After a week of the first meeting, TRDP field team revisited the village and met with the local women. While the village men observed, women attended the meeting. Premi remembers, “The Social Organiser said that TRDP would support in improving our living conditions provided that we are ready to form woman organization in our village. To begin with, we were confused and did not understand why it was necessary. After some regular meetings we were convinced to form a group of woman and we named it Tanzeem Bheel Paro-the organization of Bheel Paro-i.e.the name of our settlement. Then, we selected two members as our leaders. The leaders received trainings about conducting organization’s meetings and record-keeping etc. In the course of time, we learnt to articulate our domestic and settlement level issues in the meetings.”
“Our organization was provided with Community Investment Fund (CIF) by TRDP and we were facilitated to develop investment plans to get the money to improve our household income. I showed the desire of raising livestock. I asked the president for a CIF loan and received Rs. 5,000. With Rs 4,000 from CIF, I bought a milk giving goat and with remaining Rs. 1,000 I purchased fodder from a local hay lender. This added milk to my family’s diet. Before, we used to have ground pepper with boiled rice or millet bread in our meals. We returned the loan, after one year by selling two kids of the goat.”Premi recalls
In 2012, after repaying the outstanding CIF loan, Premi applied for another loan from CIF. She received Rs. 15,000. With the money she bought two milk giving goats. She said that she sold the previous milk giving goat for Rs. 10,000 and two goat kids worth Rs. 5,000. She pooled both amounts and repaid the loan. Premi applied for another loan and received Rs. 20,000 in 2013. She said that she spent Rs. 10,000 from this money on her daughter’s marriage. She explains, “My daughter was engaged with a man for two years, but her marriage was delayed because we could not afford the expenses. Delay in marriage is not deemed well in our village and even her in-laws warned us several times. Therefore, I sold two goat kids. Also, we spent half from the CIF loan on her wedding.” With the remaining Rs. 10,000, she bought two goats.

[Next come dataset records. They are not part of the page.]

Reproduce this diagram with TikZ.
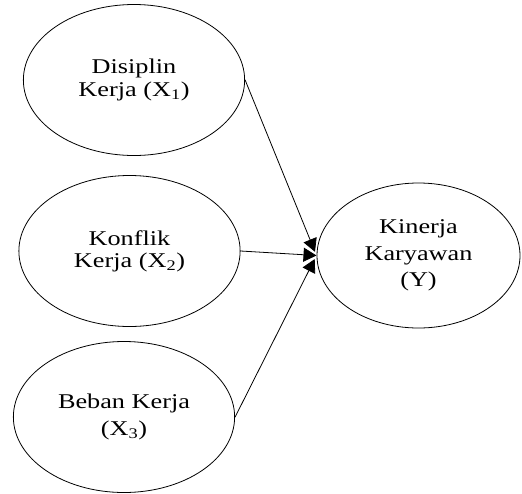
\documentclass[tikz,border=0pt]{standalone}
\usepackage{fontspec}
\setmainfont{Liberation Serif}
\usepackage{graphicx}
\usetikzlibrary{shapes.geometric,arrows.meta}
\begin{document}
\begin{tikzpicture}[x=1pt,y=-1pt,
  oval/.style={draw, ellipse, line width=0.8pt, inner sep=0pt, transform shape,
    minimum width=177pt, minimum height=151pt, align=center},
  arr/.style={line width=0.8pt, -{Triangle[length=13pt,width=14pt]}}]
\useasboundingbox (0,0) rectangle (522,493);
\begin{scope}[xscale=1.25]
\node[oval, font=\fontsize{21}{23}\selectfont] (e1) at (107.2,80) {Disiplin\\Kerja (X\textsubscript{1})};
\node[oval, font=\fontsize{21}{22}\selectfont] (e2) at (103.6,251) {Konflik\\Kerja (X\textsubscript{2})};
\node[oval, font=\fontsize{21}{27}\selectfont] (e3) at (99.2,417) {Beban Kerja\\(X\textsubscript{3})};
\node[oval, font=\fontsize{21}{26.5}\selectfont, minimum width=162.4pt, minimum height=145pt] (e4) at (334.8,255.5) {Kinerja\\Karyawan\\(Y)};
\end{scope}
\draw[arr, shorten >=4pt] (e1.east) -- (e4.west);
\draw[arr] (e2.east) -- (e4.west);
\draw[arr, shorten >=4pt] (e3.east) -- (e4.west);
\end{tikzpicture}
\end{document}
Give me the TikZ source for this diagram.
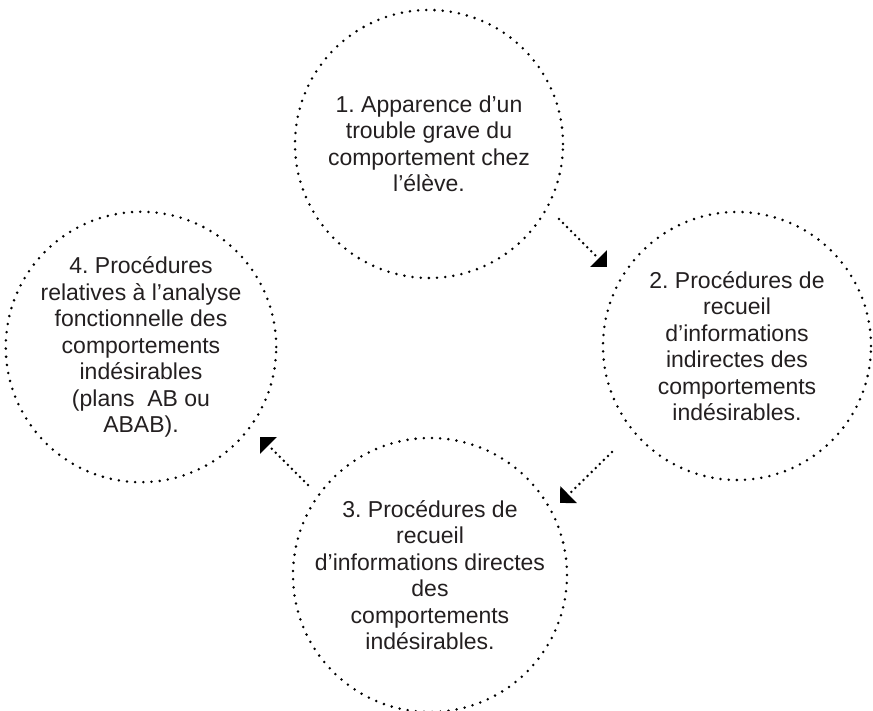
\documentclass[tikz,border=0pt]{standalone}
\usepackage{fontspec}
\setmainfont{Liberation Sans}
\usetikzlibrary{arrows.meta}
\definecolor{txt}{HTML}{231F20}
\frenchspacing

\begin{document}
\begin{tikzpicture}[x=1pt, y=1pt,
    phase/.style={circle, draw=black, line width=2.8pt, line cap=round,
        dash pattern=on 0pt off 8.2pt, minimum size=268pt, inner sep=0pt,
        align=center, text=txt, font=\fontsize{23}{26.5}\selectfont},
    link/.style={draw=black, line width=2.8pt, line cap=round,
        dash pattern=on 0pt off 5.7pt, -{Triangle[length=12pt,width=23pt]}}]
    \useasboundingbox (0,0) rectangle (873,710);

    % Nodes {p1, p2, p3, p4}
    \node [phase]   (p1) at (429,566) {1. Apparence d’un\\trouble grave du\\comportement chez\\l’élève.};
    \node [phase]   (p2) at (737,364) {2. Procédures de\\recueil\\d’informations\\indirectes des\\comportements\\indésirables.};
    \node [phase]   (p3) at (430,135) {3. Procédures de\\recueil\\d’informations directes\\des\\comportements\\indésirables.};
    \node [phase]   (p4) at (141,363) {4. Procédures\\relatives à l’analyse\\fonctionnelle des\\comportements\\indésirables\\(plans\ \ AB ou\\ABAB).};

    % Arrow ends
    \coordinate (p1out) at ([shift={(130,-75)}]p1.center);
    \coordinate (p2in)  at ([shift={(-130,79)}]p2.center);
    \coordinate (p2out) at ([shift={(-125,-106)}]p2.center);
    \coordinate (p3in)  at ([shift={(130,72)}]p3.center);
    \coordinate (p3out) at ([shift={(-122,90)}]p3.center);
    \coordinate (p4in)  at ([shift={(119,-90)}]p4.center);

    % Paths
    \path [link] (p1out) -- (p2in);
    \path [link] (p2out) -- (p3in);
    \path [link] (p3out) -- (p4in);
\end{tikzpicture}
\end{document}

The family applied for fourth CIF loan in 2015, and received Rs. 20,000. The family prospered by selling goats’ kids and, over time, they bought a donkey, two sheep, seven milk giving goats, and 15 male goats. Premi adds “Apart from CIF, we learned that the common viral diseases in our children were caused by poor sanitation system in our village. We did not have sanitation facilities, even a simple latrine. We defecated in the open spaces or children used to defecate around our huts. Open defecation further facilitated the spread of diseases. Now, we have latrines. We learned to keep our surrounding and children clean. After getting organised as a group, our quality of life has improved tremendously. We now have economic assets, improved housing, including concrete rooms and latrine. We have access to water and electricity. I am thankful to the government of Sindh and TRDP for supporting us to improve our lives and for making our lives easier. Now we have a solid foundation to plan for a better life for our children.”